Inspire

When Jackson Hole Fire and EMS Battalion Chief of Training Brian Coe arrived on the scene of the Amerigas propane explosion in 2014, he knew this wasn’t a typical call. A propane leak had ignited, leading to an explosion. A massive fire raged, shooting flames 75 feet into the air.

A huge plume of smoke filled the sky as citizens’ phones screeched with emergency notifications. The fire had already spread to neighboring businesses, and people at the gym next door had to break a window and climb out through shards of broken glass to reach safety.

But the biggest danger was the LPG tanker truck. The gas in the tank was in danger of rapidly expanding and exploding due to the fire’s heat. If it had exploded, the results could have been catastrophic, with a blast radius over a mile and a half wide—including neighboring schools. “The big priority was to cool the LPG tank,” Coe says.

Over 55 first responders were on the scene, and Coe was concerned. “That was one of the times in my career I was afraid for the firefighters I was putting in harm’s way,” he says.

Thankfully, the team was able to use their training and avert disaster that day. Coe’s role is to teach crews to respond to any and every type of situation imaginable. He first joined the department in 2005 and has served as Battalion Chief of Training for seven years. He is in charge of educating roughly 85 volunteers and paid staff members in a wide array of skills, including firefighting, emergency medical care, rope rescue, swiftwater rescue, handling hazardous material spills, and even tactical situations.

On a typical day, he might be teaching firefighters how to extricate a victim from a vehicle or spend his time recruiting new members. The department relies heavily on volunteers, with 65 volunteers and 18 paid members.

This year’s class of 18 volunteer firefighter recruits will train for a year and a half. Once fully trained, they will respond to one of six different stations, depending on where they live.
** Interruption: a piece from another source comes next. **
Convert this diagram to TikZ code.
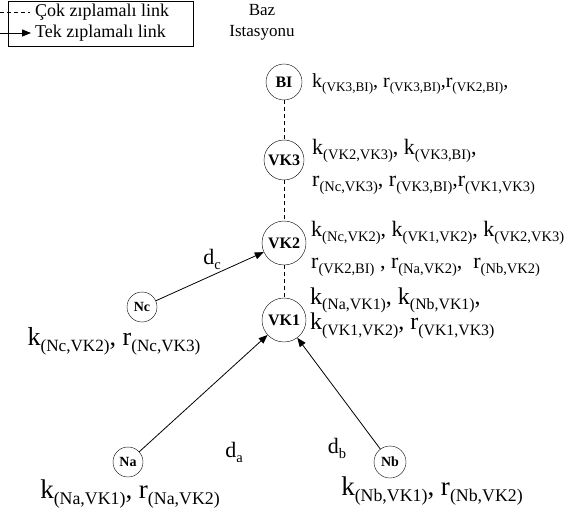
\documentclass[tikz,border=0pt]{standalone}
\usepackage{fontspec}
\setmainfont{Liberation Serif}
\usetikzlibrary{arrows.meta}
\newcommand{\subs}{\fontsize{0.66em}{1em}\selectfont}
\newcommand{\kv}[1]{k\raisebox{-0.5ex}{\subs(#1)}}
\newcommand{\rv}[1]{r\raisebox{-0.5ex}{\subs(#1)}}
\newcommand{\dv}[1]{d\raisebox{-0.5ex}{\subs #1}}
\newcommand{\boy}[1]{\fontsize{#1}{#1}\selectfont}
\tikzset{
  dugum/.style={draw, circle, inner sep=0pt, font=\fontsize{16}{17}\selectfont\bfseries},
  kucuk/.style={dugum, font=\fontsize{14}{15}\selectfont\bfseries},
  cok/.style={dashed, dash pattern=on 4pt off 3pt},
  tek/.style={-{Triangle[length=9pt,width=7pt]}, line width=0.8pt},
  etiket/.style={align=left, anchor=west, inner sep=0pt}
}
\begin{document}
\begin{tikzpicture}[x=1pt, y=-1pt]
  \useasboundingbox (0,0) rectangle (567,513);
  % Lejant
  \draw (8,1) rectangle (193,46);
  \draw[cok] (0,12) -- (30,12);
  \node[anchor=west, inner sep=0pt, font=\boy{18}] (lcok) at (35,12) {Çok zıplamalı link};
  \draw[tek] (0,33) -- (31,33);
  \node[anchor=west, inner sep=0pt, font=\boy{18}] (ltek) at (35,33) {Tek zıplamalı link};
  % Baz istasyonu
  \node[align=center, inner sep=0pt, font=\fontsize{17}{21}\selectfont] (baz) at (262,22) {Baz\\Istasyonu};
  % Dugumler
  \node[dugum, minimum size=36pt] (BI) at (284,82) {BI};
  \node[dugum, minimum size=40pt] (VK3) at (284,160) {VK3};
  \node[dugum, minimum size=44pt] (VK2) at (284,243) {VK2};
  \node[dugum, minimum size=44pt] (VK1) at (284,320) {VK1};
  \node[kucuk, minimum size=30pt] (Nc) at (142,307) {Nc};
  \node[kucuk, minimum size=30pt] (Na) at (128,462) {Na};
  \node[kucuk, minimum size=32pt] (Nb) at (390,462) {Nb};
  % Baglantilar
  \draw[cok] (BI) -- (VK3);
  \draw[cok] (VK3) -- (VK2);
  \draw[cok] (VK2) -- (VK1);
  \draw[tek] (Nc) -- (VK2);
  \draw[tek] (Na) -- (VK1);
  \draw[tek] (Nb) -- (VK1);
  \node[font=\boy{22}, inner sep=0pt] (dc) at (212,259) {\dv{c}};
  \node[font=\boy{22}, inner sep=0pt] (da) at (234,452) {\dv{a}};
  \node[font=\boy{22}, inner sep=0pt] (db) at (337,448) {\dv{b}};
  % Etiketler
  \node[etiket, font=\boy{20}] (eBI) at (312,84) {\kv{VK3,BI}, \rv{VK3,BI},\rv{VK2,BI},};
  \node[etiket, font=\boy{22}] (eVK3) at (312,167) {\kv{VK2,VK3}, \kv{VK3,BI},\\[10pt]\rv{Nc,VK3}, \rv{VK3,BI},\rv{VK1,VK3}};
  \node[etiket, font=\boy{22}] (eVK2) at (311,249) {\kv{Nc,VK2}, \kv{VK1,VK2}, \kv{VK2,VK3}\\[10pt]\rv{VK2,BI} , \rv{Na,VK2},\ \ \rv{Nb,VK2}};
  \node[etiket, font=\boy{24}] (eVK1) at (310,313) {\kv{Na,VK1}, \kv{Nb,VK1},\\[-1pt]\kv{VK1,VK2}, \rv{VK1,VK3}};
  \node[font=\boy{26}, inner sep=0pt] (eNc) at (114,341) {\kv{Nc,VK2}, \rv{Nc,VK3}};
  \node[font=\boy{27}, inner sep=0pt] (eNa) at (130,494) {\kv{Na,VK1}, \rv{Na,VK2}};
  \node[font=\boy{27}, inner sep=0pt] (eNb) at (432,491) {\kv{Nb,VK1}, \rv{Nb,VK2}};
\end{tikzpicture}
\end{document}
Small emergencies may only need one station to respond while larger-scale events could require the assistance of three or four stations.

To assist the firefighters’ efforts, Coe also encourages citizens to do their part to help, including shoveling snow away from fire hydrants, changing smoke detector batteries, and clearing defensible space around their homes to reduce fire danger in the wildland-urban interface. Interested community members can also consider joining the local Community Emergency Response Team.

Whether he’s at the scene of an incident or helping people learn how to prepare for emergencies, Coe cares deeply about his work and the people he works with. “I’m proud to be a part of the team,” he says.